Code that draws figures
[Start]

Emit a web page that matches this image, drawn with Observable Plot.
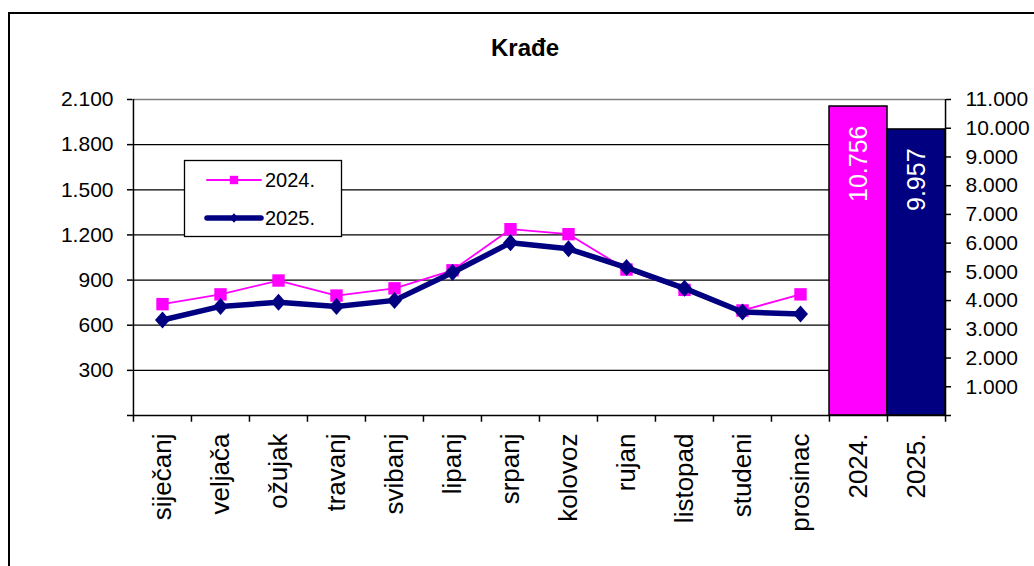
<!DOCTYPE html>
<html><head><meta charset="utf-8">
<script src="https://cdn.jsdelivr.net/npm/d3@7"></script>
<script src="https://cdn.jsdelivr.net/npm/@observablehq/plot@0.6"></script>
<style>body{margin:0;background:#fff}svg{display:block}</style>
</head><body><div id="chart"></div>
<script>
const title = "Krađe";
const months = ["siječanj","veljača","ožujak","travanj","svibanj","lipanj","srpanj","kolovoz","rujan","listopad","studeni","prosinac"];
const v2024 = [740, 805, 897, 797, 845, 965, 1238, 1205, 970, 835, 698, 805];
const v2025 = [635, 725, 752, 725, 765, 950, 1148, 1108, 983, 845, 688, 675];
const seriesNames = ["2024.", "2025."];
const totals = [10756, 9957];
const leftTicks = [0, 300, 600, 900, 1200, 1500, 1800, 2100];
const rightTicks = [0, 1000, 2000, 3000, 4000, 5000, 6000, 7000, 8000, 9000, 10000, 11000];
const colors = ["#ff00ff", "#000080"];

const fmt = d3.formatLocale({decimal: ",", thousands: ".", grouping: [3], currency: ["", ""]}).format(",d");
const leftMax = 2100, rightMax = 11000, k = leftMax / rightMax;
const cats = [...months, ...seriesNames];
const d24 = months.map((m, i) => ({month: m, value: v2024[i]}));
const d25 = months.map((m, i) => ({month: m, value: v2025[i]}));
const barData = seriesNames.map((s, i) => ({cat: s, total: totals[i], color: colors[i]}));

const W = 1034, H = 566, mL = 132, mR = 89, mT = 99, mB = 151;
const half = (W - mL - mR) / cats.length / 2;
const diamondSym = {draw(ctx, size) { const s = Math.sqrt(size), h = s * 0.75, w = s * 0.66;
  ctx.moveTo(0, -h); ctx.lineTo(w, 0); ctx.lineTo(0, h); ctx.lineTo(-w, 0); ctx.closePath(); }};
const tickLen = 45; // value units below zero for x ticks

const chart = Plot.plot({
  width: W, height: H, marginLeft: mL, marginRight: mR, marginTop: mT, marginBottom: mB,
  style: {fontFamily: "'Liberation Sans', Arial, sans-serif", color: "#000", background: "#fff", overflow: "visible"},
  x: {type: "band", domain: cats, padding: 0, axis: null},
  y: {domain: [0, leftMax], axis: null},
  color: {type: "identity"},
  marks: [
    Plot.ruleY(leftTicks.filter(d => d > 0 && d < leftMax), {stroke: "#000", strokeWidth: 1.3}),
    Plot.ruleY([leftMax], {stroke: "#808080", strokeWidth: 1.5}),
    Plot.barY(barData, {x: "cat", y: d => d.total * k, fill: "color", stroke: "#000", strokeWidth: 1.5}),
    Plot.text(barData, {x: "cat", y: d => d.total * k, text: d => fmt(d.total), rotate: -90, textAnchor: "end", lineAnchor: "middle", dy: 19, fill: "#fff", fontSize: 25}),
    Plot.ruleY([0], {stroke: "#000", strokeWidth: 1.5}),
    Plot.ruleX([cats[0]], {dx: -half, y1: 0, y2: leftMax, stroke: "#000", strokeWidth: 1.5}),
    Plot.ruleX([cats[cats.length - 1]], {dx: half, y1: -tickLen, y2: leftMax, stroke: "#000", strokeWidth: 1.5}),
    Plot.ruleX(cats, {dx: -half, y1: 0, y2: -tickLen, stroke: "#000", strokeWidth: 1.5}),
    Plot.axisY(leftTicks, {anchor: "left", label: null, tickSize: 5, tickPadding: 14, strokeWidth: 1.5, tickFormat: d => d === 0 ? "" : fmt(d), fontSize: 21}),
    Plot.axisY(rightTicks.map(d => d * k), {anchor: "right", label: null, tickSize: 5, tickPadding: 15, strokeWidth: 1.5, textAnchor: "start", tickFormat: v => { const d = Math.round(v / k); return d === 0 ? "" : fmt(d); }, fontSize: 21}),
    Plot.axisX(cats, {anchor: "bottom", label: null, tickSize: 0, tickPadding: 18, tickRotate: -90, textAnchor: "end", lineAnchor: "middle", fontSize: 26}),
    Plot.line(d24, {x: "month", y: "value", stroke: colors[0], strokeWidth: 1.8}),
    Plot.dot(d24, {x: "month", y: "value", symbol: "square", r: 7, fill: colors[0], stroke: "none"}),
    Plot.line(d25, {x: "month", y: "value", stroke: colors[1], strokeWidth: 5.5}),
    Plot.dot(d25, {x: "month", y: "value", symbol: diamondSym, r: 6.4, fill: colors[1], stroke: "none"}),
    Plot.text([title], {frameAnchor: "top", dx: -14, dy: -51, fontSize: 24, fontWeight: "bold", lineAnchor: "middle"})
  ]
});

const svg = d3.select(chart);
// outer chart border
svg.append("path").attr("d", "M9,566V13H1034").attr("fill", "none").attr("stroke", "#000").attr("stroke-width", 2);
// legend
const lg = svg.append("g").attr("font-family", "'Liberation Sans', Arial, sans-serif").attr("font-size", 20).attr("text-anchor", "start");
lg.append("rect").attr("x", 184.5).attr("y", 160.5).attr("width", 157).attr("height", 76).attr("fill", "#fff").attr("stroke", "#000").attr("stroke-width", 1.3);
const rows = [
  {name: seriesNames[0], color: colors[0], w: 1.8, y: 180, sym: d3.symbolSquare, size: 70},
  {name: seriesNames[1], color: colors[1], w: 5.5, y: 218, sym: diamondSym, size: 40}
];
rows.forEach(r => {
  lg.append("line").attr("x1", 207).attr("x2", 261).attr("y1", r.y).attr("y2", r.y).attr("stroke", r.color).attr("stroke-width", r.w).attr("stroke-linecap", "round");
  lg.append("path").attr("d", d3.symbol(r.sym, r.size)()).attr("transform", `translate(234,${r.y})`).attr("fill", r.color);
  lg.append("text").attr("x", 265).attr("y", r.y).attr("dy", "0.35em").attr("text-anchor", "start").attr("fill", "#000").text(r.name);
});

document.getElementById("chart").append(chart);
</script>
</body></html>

[End]
[Start]

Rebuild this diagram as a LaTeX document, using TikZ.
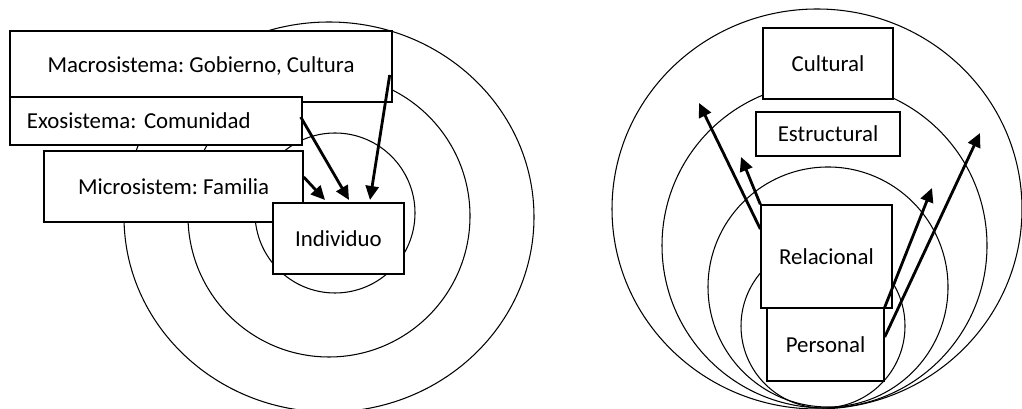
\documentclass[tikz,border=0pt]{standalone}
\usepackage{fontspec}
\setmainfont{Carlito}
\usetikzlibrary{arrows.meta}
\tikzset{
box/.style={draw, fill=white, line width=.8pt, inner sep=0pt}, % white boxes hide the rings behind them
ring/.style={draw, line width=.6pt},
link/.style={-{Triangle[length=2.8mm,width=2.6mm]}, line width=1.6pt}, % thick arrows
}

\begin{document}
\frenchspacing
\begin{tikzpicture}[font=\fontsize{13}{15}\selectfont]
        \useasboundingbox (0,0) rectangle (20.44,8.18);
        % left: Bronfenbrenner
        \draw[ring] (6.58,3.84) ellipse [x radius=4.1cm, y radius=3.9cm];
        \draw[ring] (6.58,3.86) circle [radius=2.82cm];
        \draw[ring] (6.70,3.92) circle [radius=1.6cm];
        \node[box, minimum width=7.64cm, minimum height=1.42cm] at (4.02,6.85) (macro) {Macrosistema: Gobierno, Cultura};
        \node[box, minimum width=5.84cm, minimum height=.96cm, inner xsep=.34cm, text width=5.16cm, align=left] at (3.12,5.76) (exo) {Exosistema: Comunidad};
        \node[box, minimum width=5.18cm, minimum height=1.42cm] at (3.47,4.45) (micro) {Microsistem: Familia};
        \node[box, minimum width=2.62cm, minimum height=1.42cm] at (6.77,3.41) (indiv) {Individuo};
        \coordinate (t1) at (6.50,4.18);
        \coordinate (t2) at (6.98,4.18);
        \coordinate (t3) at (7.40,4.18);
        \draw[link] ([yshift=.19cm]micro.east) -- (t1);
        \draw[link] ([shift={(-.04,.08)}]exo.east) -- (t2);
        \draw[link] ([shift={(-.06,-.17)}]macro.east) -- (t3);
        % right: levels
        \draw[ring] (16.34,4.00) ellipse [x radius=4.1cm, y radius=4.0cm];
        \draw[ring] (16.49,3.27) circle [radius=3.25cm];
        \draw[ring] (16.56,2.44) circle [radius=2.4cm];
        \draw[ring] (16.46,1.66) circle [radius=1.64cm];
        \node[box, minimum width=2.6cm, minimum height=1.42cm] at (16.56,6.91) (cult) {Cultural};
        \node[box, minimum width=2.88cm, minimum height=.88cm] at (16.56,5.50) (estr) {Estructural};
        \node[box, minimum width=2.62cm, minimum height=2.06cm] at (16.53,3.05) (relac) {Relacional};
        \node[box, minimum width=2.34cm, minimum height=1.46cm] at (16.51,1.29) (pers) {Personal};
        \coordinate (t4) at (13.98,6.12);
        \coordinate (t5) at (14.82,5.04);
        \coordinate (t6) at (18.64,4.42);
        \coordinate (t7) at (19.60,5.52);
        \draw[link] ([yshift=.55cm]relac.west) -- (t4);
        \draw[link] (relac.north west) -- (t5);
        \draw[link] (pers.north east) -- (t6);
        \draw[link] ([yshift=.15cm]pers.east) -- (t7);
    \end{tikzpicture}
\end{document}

[End]

*Problem to work on:* Copy out each line that contains the word "this".

*Response:*
Emit a web page that matches this image, drawn with Observable Plot.
Rebuild this diagram as a LaTeX document, using TikZ.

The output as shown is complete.